- [GIVEN INSTRUCTION] Return the material word for word. Do not include the pictures.

- [DATASET EXTRACT]

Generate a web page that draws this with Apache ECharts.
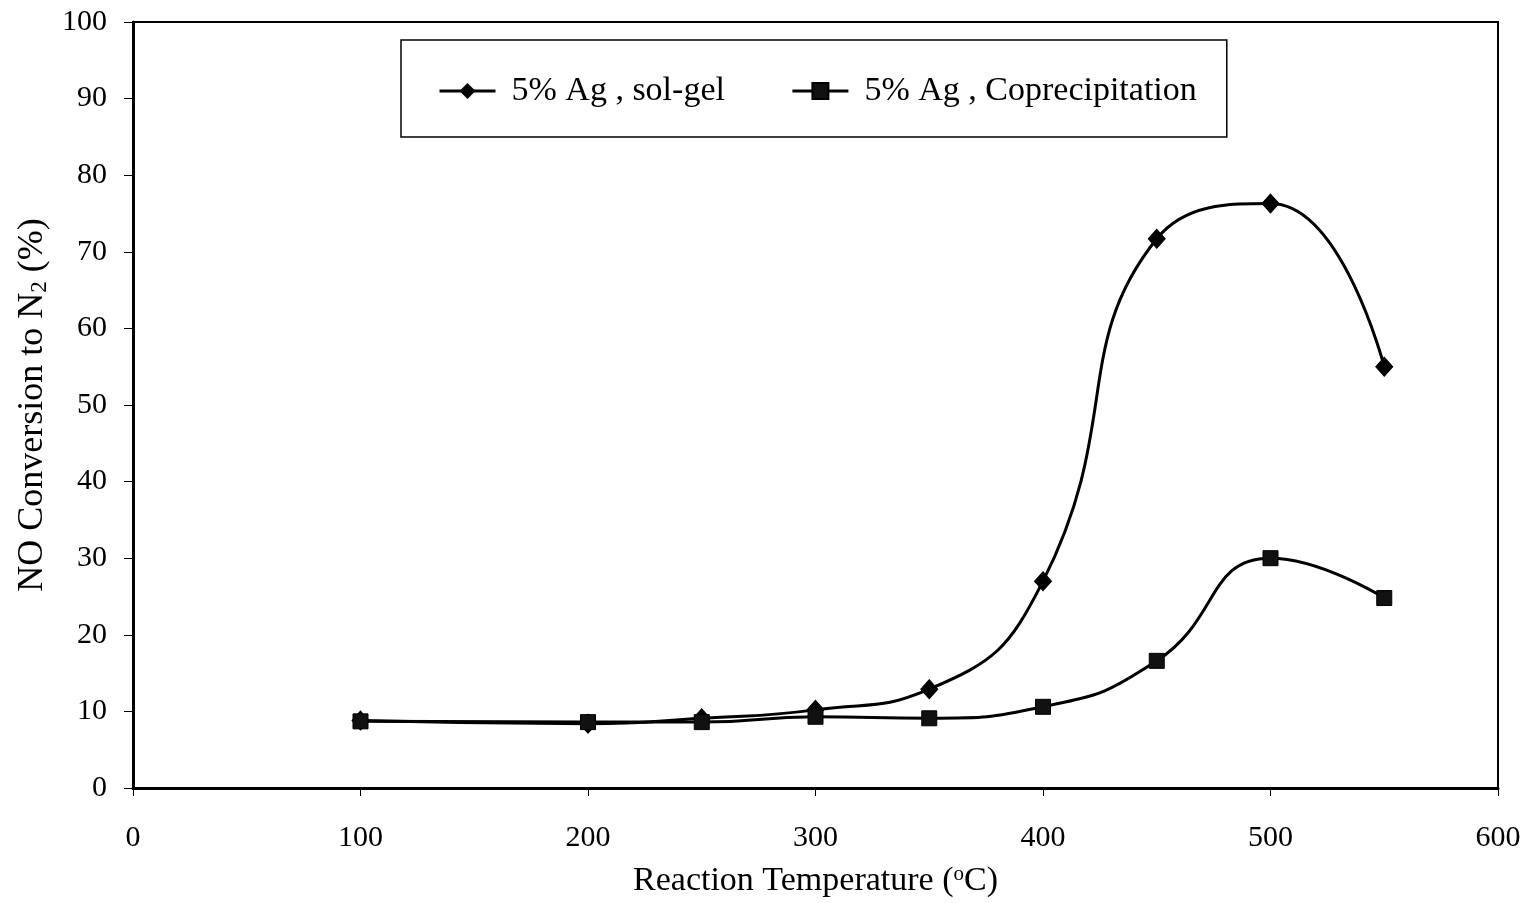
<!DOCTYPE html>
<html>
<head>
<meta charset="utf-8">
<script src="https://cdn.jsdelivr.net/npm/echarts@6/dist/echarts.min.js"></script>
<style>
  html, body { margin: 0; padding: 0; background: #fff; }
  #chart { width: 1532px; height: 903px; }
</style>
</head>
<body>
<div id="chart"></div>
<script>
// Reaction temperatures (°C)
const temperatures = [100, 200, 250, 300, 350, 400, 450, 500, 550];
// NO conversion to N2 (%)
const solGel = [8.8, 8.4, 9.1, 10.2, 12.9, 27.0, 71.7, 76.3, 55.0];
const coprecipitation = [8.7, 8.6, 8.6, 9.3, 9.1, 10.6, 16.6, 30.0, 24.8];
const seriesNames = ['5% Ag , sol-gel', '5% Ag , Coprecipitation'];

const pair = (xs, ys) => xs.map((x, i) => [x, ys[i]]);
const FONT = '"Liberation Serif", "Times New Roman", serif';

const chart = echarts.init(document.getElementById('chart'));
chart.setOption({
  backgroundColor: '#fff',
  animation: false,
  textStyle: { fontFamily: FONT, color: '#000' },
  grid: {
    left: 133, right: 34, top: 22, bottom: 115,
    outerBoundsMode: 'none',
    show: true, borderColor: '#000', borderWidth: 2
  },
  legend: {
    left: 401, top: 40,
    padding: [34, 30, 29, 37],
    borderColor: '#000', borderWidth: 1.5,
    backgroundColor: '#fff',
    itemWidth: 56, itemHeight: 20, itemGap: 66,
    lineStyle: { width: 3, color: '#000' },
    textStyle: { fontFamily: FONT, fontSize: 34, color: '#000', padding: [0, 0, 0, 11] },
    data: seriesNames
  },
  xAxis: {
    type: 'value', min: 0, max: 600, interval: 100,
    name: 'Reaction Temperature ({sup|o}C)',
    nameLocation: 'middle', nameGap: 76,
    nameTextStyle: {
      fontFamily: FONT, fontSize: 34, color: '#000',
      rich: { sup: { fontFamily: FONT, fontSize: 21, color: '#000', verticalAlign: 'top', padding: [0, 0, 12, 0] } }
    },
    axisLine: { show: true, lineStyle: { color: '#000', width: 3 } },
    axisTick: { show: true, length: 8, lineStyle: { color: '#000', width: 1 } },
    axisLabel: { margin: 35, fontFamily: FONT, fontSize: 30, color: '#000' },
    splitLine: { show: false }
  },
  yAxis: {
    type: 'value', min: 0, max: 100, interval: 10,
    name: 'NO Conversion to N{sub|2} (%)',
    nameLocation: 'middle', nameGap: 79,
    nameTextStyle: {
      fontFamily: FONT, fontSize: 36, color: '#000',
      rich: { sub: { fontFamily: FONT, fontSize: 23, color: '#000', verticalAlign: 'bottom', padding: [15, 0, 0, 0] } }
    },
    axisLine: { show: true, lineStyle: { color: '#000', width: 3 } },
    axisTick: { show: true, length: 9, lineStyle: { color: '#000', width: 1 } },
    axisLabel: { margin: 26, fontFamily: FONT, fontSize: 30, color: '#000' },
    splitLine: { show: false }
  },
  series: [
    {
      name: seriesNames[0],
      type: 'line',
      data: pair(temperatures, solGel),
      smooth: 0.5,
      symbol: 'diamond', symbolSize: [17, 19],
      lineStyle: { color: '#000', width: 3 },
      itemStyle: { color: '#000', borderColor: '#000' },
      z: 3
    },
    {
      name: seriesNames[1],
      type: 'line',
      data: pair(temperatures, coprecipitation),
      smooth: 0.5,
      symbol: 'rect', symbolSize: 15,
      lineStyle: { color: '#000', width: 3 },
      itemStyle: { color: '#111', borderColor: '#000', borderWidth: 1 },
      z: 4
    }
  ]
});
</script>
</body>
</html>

- [PROBLEM SOLUTION]
Generate a web page that draws this with Apache ECharts.
<!DOCTYPE html>
<html>
<head>
<meta charset="utf-8">
<script src="https://cdn.jsdelivr.net/npm/echarts@6/dist/echarts.min.js"></script>
<style>
  html, body { margin: 0; padding: 0; background: #fff; }
  #chart { width: 1532px; height: 903px; }
</style>
</head>
<body>
<div id="chart"></div>
<script>
// Reaction temperatures (°C)
const temperatures = [100, 200, 250, 300, 350, 400, 450, 500, 550];
// NO conversion to N2 (%)
const solGel = [8.8, 8.4, 9.1, 10.2, 12.9, 27.0, 71.7, 76.3, 55.0];
const coprecipitation = [8.7, 8.6, 8.6, 9.3, 9.1, 10.6, 16.6, 30.0, 24.8];
const seriesNames = ['5% Ag , sol-gel', '5% Ag , Coprecipitation'];

const pair = (xs, ys) => xs.map((x, i) => [x, ys[i]]);
const FONT = '"Liberation Serif", "Times New Roman", serif';

const chart = echarts.init(document.getElementById('chart'));
chart.setOption({
  backgroundColor: '#fff',
  animation: false,
  textStyle: { fontFamily: FONT, color: '#000' },
  grid: {
    left: 133, right: 34, top: 22, bottom: 115,
    outerBoundsMode: 'none',
    show: true, borderColor: '#000', borderWidth: 2
  },
  legend: {
    left: 401, top: 40,
    padding: [34, 30, 29, 37],
    borderColor: '#000', borderWidth: 1.5,
    backgroundColor: '#fff',
    itemWidth: 56, itemHeight: 20, itemGap: 66,
    lineStyle: { width: 3, color: '#000' },
    textStyle: { fontFamily: FONT, fontSize: 34, color: '#000', padding: [0, 0, 0, 11] },
    data: seriesNames
  },
  xAxis: {
    type: 'value', min: 0, max: 600, interval: 100,
    name: 'Reaction Temperature ({sup|o}C)',
    nameLocation: 'middle', nameGap: 76,
    nameTextStyle: {
      fontFamily: FONT, fontSize: 34, color: '#000',
      rich: { sup: { fontFamily: FONT, fontSize: 21, color: '#000', verticalAlign: 'top', padding: [0, 0, 12, 0] } }
    },
    axisLine: { show: true, lineStyle: { color: '#000', width: 3 } },
    axisTick: { show: true, length: 8, lineStyle: { color: '#000', width: 1 } },
    axisLabel: { margin: 35, fontFamily: FONT, fontSize: 30, color: '#000' },
    splitLine: { show: false }
  },
  yAxis: {
    type: 'value', min: 0, max: 100, interval: 10,
    name: 'NO Conversion to N{sub|2} (%)',
    nameLocation: 'middle', nameGap: 79,
    nameTextStyle: {
      fontFamily: FONT, fontSize: 36, color: '#000',
      rich: { sub: { fontFamily: FONT, fontSize: 23, color: '#000', verticalAlign: 'bottom', padding: [15, 0, 0, 0] } }
    },
    axisLine: { show: true, lineStyle: { color: '#000', width: 3 } },
    axisTick: { show: true, length: 9, lineStyle: { color: '#000', width: 1 } },
    axisLabel: { margin: 26, fontFamily: FONT, fontSize: 30, color: '#000' },
    splitLine: { show: false }
  },
  series: [
    {
      name: seriesNames[0],
      type: 'line',
      data: pair(temperatures, solGel),
      smooth: 0.5,
      symbol: 'diamond', symbolSize: [17, 19],
      lineStyle: { color: '#000', width: 3 },
      itemStyle: { color: '#000', borderColor: '#000' },
      z: 3
    },
    {
      name: seriesNames[1],
      type: 'line',
      data: pair(temperatures, coprecipitation),
      smooth: 0.5,
      symbol: 'rect', symbolSize: 15,
      lineStyle: { color: '#000', width: 3 },
      itemStyle: { color: '#111', borderColor: '#000', borderWidth: 1 },
      z: 4
    }
  ]
});
</script>
</body>
</html>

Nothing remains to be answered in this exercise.